JOHANNESBURG, South Africa – Most car crashes in South Africa are caused by worn or damaged tyres, according to Bridgestone.

A bald and bold statement by the tyremaker but it’s supported by data that suggests over-worn tyres can compromise a passenger vehicle’s handling by as much as 33% and pose a higher risk of a tyre blowout.

This, combined with the dumping into South Africa of cheap tyre imports, badly maintained roads, and a culture of reckless driving spells disaster for thousands of road-users in a country with one of the world’s highest road-fatality rates.

The 2018 Easter holiday period recorded a particularly high toll of crashes; police arrested 1700 people for driving on worn tyres, cracking down on a trend that seems to be growing.


Law enforcement, Bridgestone said, routinely arrests drivers with smooth tyres because South African drivers are prone to running tyres to the very last shred of rubber before replacement. As new tyres become more and more expensive, people are more tempted to buy cheap imports or poor retreads.

While it’s meant a boost in tyre sales, the poor condition of some South African roads places a heavy burden on vehicle owners by them having to replace tyres more often – yet another cost-of-living expense in an already depressed economy.

Car crashes are the result of one (or all) of three main factors;

Driving behaviour, vehicle faults and poor road conditions: Each or all can contribute to poor tyre conditions in different ways. For instance, while a vehicle and road it travels on might both be in good condition, habitual harsh cornering, acceleration or braking can quickly shorten tyres’ life.

Conversely, as careful as a person might drive, unbalanced wheels will also wear tyres faster. The age of a tyre also affects how quickly it wears down – a vehicle that has been parked for a long time without being driven could also suffer faster tyre damage as rubber compounds in some brands break down over time.

Ensuring tyres are in the best condition, including checking for cracks, punctures and embedded nails, is one of a driver’s most important duties.
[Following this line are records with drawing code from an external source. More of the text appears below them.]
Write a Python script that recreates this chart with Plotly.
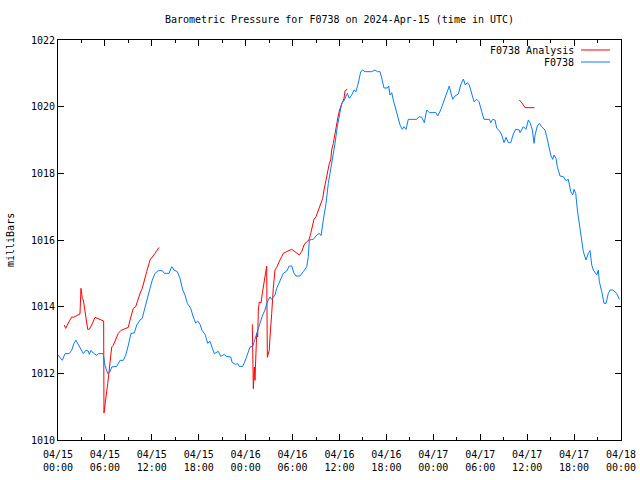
import plotly.graph_objects as go
from datetime import datetime, timedelta

START = datetime(2024, 4, 15)
X_TICK_HOURS = [0, 6, 12, 18, 24, 30, 36, 42, 48, 54, 60, 66, 72]
Y_TICKS = [1010, 1012, 1014, 1016, 1018, 1020, 1022]

# F0738 observed pressure (hours after 2024-04-15 00:00 UTC, mbar)
blue_hours = [0.0, 0.55, 0.90, 1.41, 1.75, 2.05, 2.30, 2.69, 3.03, 3.24, 3.54, 3.88, 4.00, 4.22, 4.51,
              4.95, 5.15, 5.79, 6.01, 6.36, 6.65, 6.87, 7.51, 7.93, 8.35, 8.66, 8.99, 9.34, 9.76, 10.07,
              10.49, 10.78, 11.04, 11.34, 11.77, 12.06, 12.41, 12.83, 13.34, 13.60, 14.20, 14.54, 14.84,
              15.26, 15.60, 15.95, 16.24, 16.54, 16.97, 17.30, 17.61, 17.87, 18.16, 18.42, 18.80, 19.15,
              19.44, 19.70, 19.99, 20.50, 20.81, 21.27, 21.49, 22.09, 22.26, 22.68, 22.98, 23.19, 23.62,
              23.92, 24.26, 24.56, 24.90, 25.19, 25.49, 25.83, 26.18, 26.47, 26.77, 27.11, 27.33, 27.75,
              27.97, 28.39, 28.81, 29.25, 29.58, 29.89, 30.18, 30.44, 30.95, 31.37, 31.81, 32.01, 32.14,
              32.65, 33.09, 33.42, 33.64, 33.93, 34.28, 34.57, 34.88, 35.13, 35.43, 35.72, 35.98, 36.28,
              36.58, 36.83, 37.00, 37.26, 37.56, 37.86, 38.11, 38.41, 38.71, 38.97, 39.26, 40.12, 40.54,
              40.84, 41.18, 41.40, 41.69, 42.12, 42.29, 42.46, 42.68, 42.88, 43.19, 43.45, 43.74, 44.03,
              44.25, 44.51, 44.80, 45.88, 46.17, 46.52, 46.85, 47.15, 47.49, 48.34, 48.56, 48.94, 49.28,
              49.58, 49.84, 50.04, 50.26, 50.48, 50.77, 51.20, 51.50, 51.84, 52.09, 52.35, 52.60, 52.91,
              53.20, 53.55, 53.84, 54.19, 54.48, 55.16, 55.34, 55.59, 55.89, 56.11, 56.44, 56.75, 57.04,
              57.30, 57.59, 57.90, 58.23, 58.54, 59.00, 59.09, 59.30, 59.51, 59.85, 60.15, 60.37, 60.66,
              60.88, 61.01, 61.30, 61.56, 61.86, 62.28, 62.50, 62.80, 63.01, 63.27, 63.44, 63.69, 63.86,
              64.20, 64.63, 64.97, 65.26, 65.57, 65.83, 65.99, 66.21, 66.42, 66.67, 66.89, 67.18, 67.53,
              67.82, 68.04, 68.26, 68.46, 68.90, 69.10, 69.23, 69.54, 69.83, 70.09, 70.38, 70.60, 70.94,
              71.45, 71.79]
blue_mbar = [1012.55, 1012.39, 1012.59, 1012.59, 1012.69, 1012.90, 1012.99, 1012.84, 1012.69, 1012.59,
             1012.69, 1012.67, 1012.57, 1012.69, 1012.61, 1012.54, 1012.59, 1012.59, 1012.24, 1011.99,
             1012.04, 1012.19, 1012.21, 1012.39, 1012.39, 1012.54, 1012.84, 1013.20, 1013.21, 1013.45,
             1013.60, 1013.65, 1013.90, 1014.14, 1014.55, 1014.80, 1015.00, 1015.08, 1015.08, 1015.00,
             1015.00, 1015.20, 1015.10, 1015.05, 1014.85, 1014.50, 1014.35, 1014.10, 1013.95, 1013.69,
             1013.51, 1013.57, 1013.47, 1013.29, 1013.17, 1012.90, 1012.96, 1012.78, 1012.59, 1012.66,
             1012.51, 1012.57, 1012.51, 1012.49, 1012.33, 1012.27, 1012.29, 1012.21, 1012.21, 1012.37,
             1012.63, 1012.79, 1012.81, 1013.05, 1013.24, 1013.50, 1013.75, 1013.90, 1014.14, 1014.29,
             1014.22, 1014.35, 1014.55, 1014.75, 1015.00, 1015.07, 1015.22, 1015.22, 1015.00, 1014.92,
             1014.92, 1015.05, 1015.20, 1015.50, 1016.00, 1016.02, 1016.15, 1016.20, 1016.13, 1016.60,
             1017.10, 1017.70, 1018.10, 1018.50, 1018.90, 1019.40, 1019.70, 1020.10, 1020.18, 1020.35,
             1020.40, 1020.25, 1020.35, 1020.50, 1020.45, 1020.71, 1021.05, 1021.10, 1021.05, 1021.05,
             1021.10, 1021.05, 1021.05, 1020.86, 1020.56, 1020.56, 1020.62, 1020.35, 1020.42, 1020.20,
             1019.95, 1019.70, 1019.45, 1019.32, 1019.40, 1019.32, 1019.62, 1019.62, 1019.70, 1019.68,
             1019.52, 1019.90, 1019.82, 1019.82, 1019.72, 1019.90, 1020.12, 1020.28, 1020.45, 1020.62,
             1020.40, 1020.22, 1020.32, 1020.38, 1020.65, 1020.83, 1020.65, 1020.72, 1020.65, 1020.40,
             1020.15, 1020.22, 1020.15, 1019.85, 1019.62, 1019.62, 1019.52, 1019.62, 1019.60, 1019.35,
             1019.28, 1019.15, 1018.92, 1019.08, 1018.92, 1018.92, 1019.18, 1019.32, 1019.30, 1019.22,
             1019.32, 1019.40, 1019.32, 1019.60, 1019.52, 1019.30, 1018.90, 1019.15, 1019.42, 1019.50,
             1019.40, 1019.30, 1019.10, 1018.75, 1018.55, 1018.42, 1018.55, 1018.45, 1018.20, 1017.92,
             1017.90, 1017.78, 1017.82, 1017.45, 1017.35, 1017.52, 1017.40, 1016.90, 1016.50, 1016.00,
             1015.65, 1015.40, 1015.60, 1015.68, 1015.25, 1015.10, 1014.95, 1015.10, 1014.75, 1014.45,
             1014.10, 1014.10, 1014.40, 1014.50, 1014.50, 1014.40, 1014.22]

# F0738 Analysis (None = gap)
red_hours = [0.81, 0.98, 1.32, 1.75, 1.96, 2.39, 2.81, 2.94, 3.11, 3.24, 3.45, 3.58, 3.80, 4.00, 4.31,
             4.73, 5.08, 5.59, 5.84, 5.88, 6.01, 6.14, 6.36, 6.52, 6.69, 6.87, 7.07, 7.38, 7.71, 8.06,
             8.57, 8.99, 9.21, 9.63, 9.94, 10.19, 10.49, 10.78, 11.04, 11.34, 11.77, 12.06, 12.41, 12.92,
             None,
             24.85, 24.98, 25.11, 25.19, 25.32, 25.41, 25.54, 25.62, 25.74, 25.96, 26.13, 26.35, 26.51,
             26.69, 26.77, 27.02, 27.11, 27.24, 27.33, 27.53, 27.75, 27.97, 28.17, 28.39, 28.61, 28.81,
             29.25, 29.89, 30.18, 30.44, 30.86, 31.17, 31.46, 31.81, 32.10, 32.32, 32.57, 32.74, 33.00,
             33.29, 33.60, 33.85, 34.02, 34.28, 34.49, 34.70, 34.88, 35.00, 35.21, 35.43, 35.64, 35.85,
             36.07, 36.28, 36.58, 36.71, 37.00,
             None,
             59.00, 59.30, 59.73, 60.92]
red_mbar = [1013.45, 1013.35, 1013.51, 1013.69, 1013.68, 1013.72, 1013.78, 1014.55, 1014.25, 1014.20,
            1013.84, 1013.59, 1013.32, 1013.32, 1013.45, 1013.68, 1013.65, 1013.60, 1013.57, 1010.81,
            1011.00, 1011.29, 1011.69, 1012.09, 1012.49, 1012.79, 1012.84, 1012.99, 1013.20, 1013.29,
            1013.35, 1013.38, 1013.60, 1013.95, 1014.00, 1014.20, 1014.40, 1014.55, 1014.80, 1015.05,
            1015.40, 1015.48, 1015.60, 1015.78,
            None,
            1013.47, 1011.54, 1012.19, 1011.79, 1012.64, 1013.20, 1013.09, 1013.90, 1014.14, 1014.11,
            1014.40, 1014.75, 1015.05, 1015.22, 1012.48, 1012.69, 1013.09, 1013.39, 1013.80, 1014.55,
            1015.10, 1015.18, 1015.30, 1015.40, 1015.50, 1015.60, 1015.65, 1015.72, 1015.67, 1015.62,
            1015.55, 1015.65, 1015.85, 1015.95, 1016.00, 1016.20, 1016.50, 1016.62, 1016.70, 1016.90,
            1017.12, 1017.25, 1017.50, 1017.80, 1018.10, 1018.30, 1018.40, 1018.70, 1018.90, 1019.20,
            1019.50, 1019.75, 1019.95, 1020.10, 1020.25, 1020.48, 1020.52,
            None,
            1020.20, 1020.12, 1019.97, 1019.97]

RED = "#ff0000"
BLUE = "#0a7bff"
FONT = "DejaVu Sans Mono"


def to_time(hours):
    return [START + timedelta(hours=h) if h is not None else None for h in hours]


fig = go.Figure()
fig.add_trace(go.Scatter(x=to_time(red_hours), y=red_mbar, mode="lines", name="F0738 Analysis",
                         line=dict(color=RED, width=1), connectgaps=False))
fig.add_trace(go.Scatter(x=to_time(blue_hours), y=blue_mbar, mode="lines", name="F0738",
                         line=dict(color=BLUE, width=1)))

axis_common = dict(showline=True, linecolor="black", linewidth=1, mirror="allticks",
                   ticks="inside", ticklen=6, tickcolor="black", showgrid=False, zeroline=False,
                   automargin=False,
                   tickfont=dict(family=FONT, size=10, color="black"))

tick_times = to_time(X_TICK_HOURS)
fig.update_layout(
    width=640, height=480,
    margin=dict(l=58, r=19, t=40, b=40, autoexpand=False),
    paper_bgcolor="white", plot_bgcolor="white",
    showlegend=False,
    font=dict(family=FONT, size=10, color="black"),
    title=dict(text="Barometric Pressure for F0738 on 2024-Apr-15 (time in UTC)",
               x=0.5, xref="paper", y=1 - 19 / 480, yref="container", yanchor="middle",
               xanchor="center", font=dict(family=FONT, size=10, color="black")),
    xaxis=dict(type="date", range=[tick_times[0], tick_times[-1]],
               tickvals=tick_times,
               ticktext=[t.strftime("%m/%d<br>%H:%M") for t in tick_times],
               ticklabelstandoff=5,
               minor=dict(dtick=3 * 3600 * 1000, ticks="inside", ticklen=3, tickcolor="black"),
               **axis_common),
    yaxis=dict(range=[Y_TICKS[0], Y_TICKS[-1]], tickvals=Y_TICKS, **axis_common),
)

fig.add_annotation(text="milliBars", xref="paper", yref="paper", x=(10 - 58) / 563, y=0.5,
                   textangle=-90, showarrow=False, xanchor="center", yanchor="middle",
                   font=dict(family=FONT, size=10, color="black"))

legend_items = [("F0738 Analysis", RED, 50), ("F0738", BLUE, 62)]
for label, color, ypx in legend_items:
    yp = (440 - ypx) / 400
    fig.add_annotation(text=label, xref="paper", yref="paper", x=(576 - 58) / 563, y=yp,
                       xanchor="right", yanchor="middle", showarrow=False,
                       font=dict(family=FONT, size=10, color="black"))
    fig.add_shape(type="line", xref="paper", yref="paper",
                  x0=(581 - 58) / 563, x1=(610 - 58) / 563, y0=yp, y1=yp,
                  line=dict(color=color, width=1))

fig.write_html("out.html", config={"displayModeBar": False},
               post_script="document.body.style.margin='0';")
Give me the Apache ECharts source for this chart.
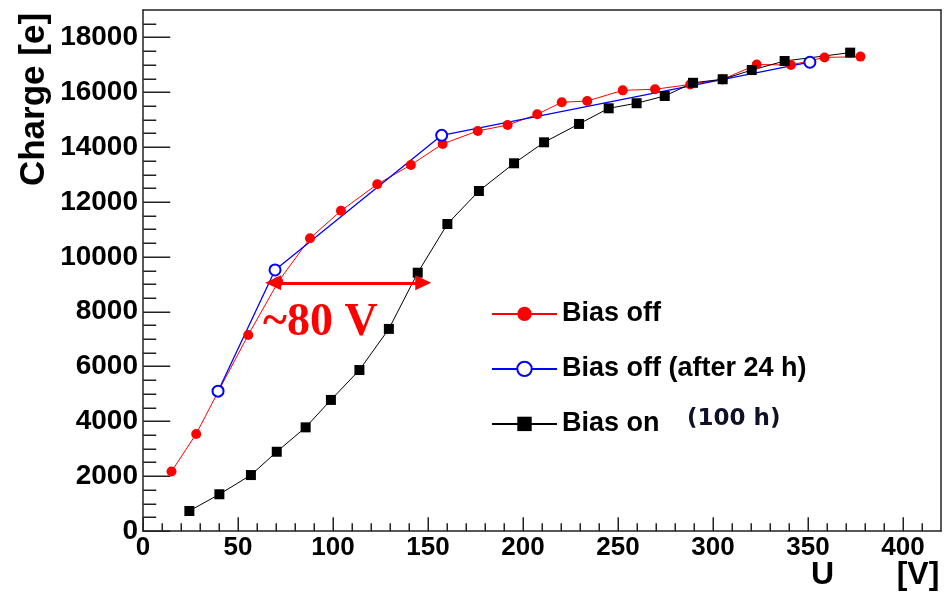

We need to come to terms with the reality that a piece of rubber the width of the palm of a hand is the only thing that separates the vehicle from the fast-moving tarmac.


Buying tyre insurance to cover unforeseen incidents might provide some peace-of-mind, but this is not foolproof. An insurer could very well refute a claim for any number of reasons, including the quality of the tyre at the time of a claim. This means you could end up paying twice, first in accumulated insurance premiums and again for a new tyre.

A frustrated consumer base means fewer people replacing their tyres, even fewer getting tyre insurance, and the result is dangerous.

A multi-agency approach is needed, one involving the Road Traffic Management Corporation (RTMC), the three levels of government, and the private sector, particularly tyre and the vehicle manufacturers. The task should be a combination of providing innovative solutions, products and infrastructure to ensure that people are informed and equipped to extend the viable life of their tyres – a simple goal but a complex challenge.

In terms of government infrastructure, major municipalities are doing well to respond to local road-condition complaints. Smaller towns, however, not so well. Additionally, the mandate of provincial and national government on our highways and main roads is often blurred.


The RTMC states its main objective is to “eliminate the fragmentation of responsibilities for all aspects of road traffic management across the various levels of government” in South Africa.

In working with the National Association of Automobile Manufacturers of SA and interested parties such as tyremakers and the news media, the RTMC can better achieve its goal of making South African roads safer.

Consumer education, improved road maintenance, stricter law enforcement and protection initiatives such as Bridgestone’s free ‘Tyre Damage Guarantee’, can go a long way towards helping people to prolong the life and quality of their tyres.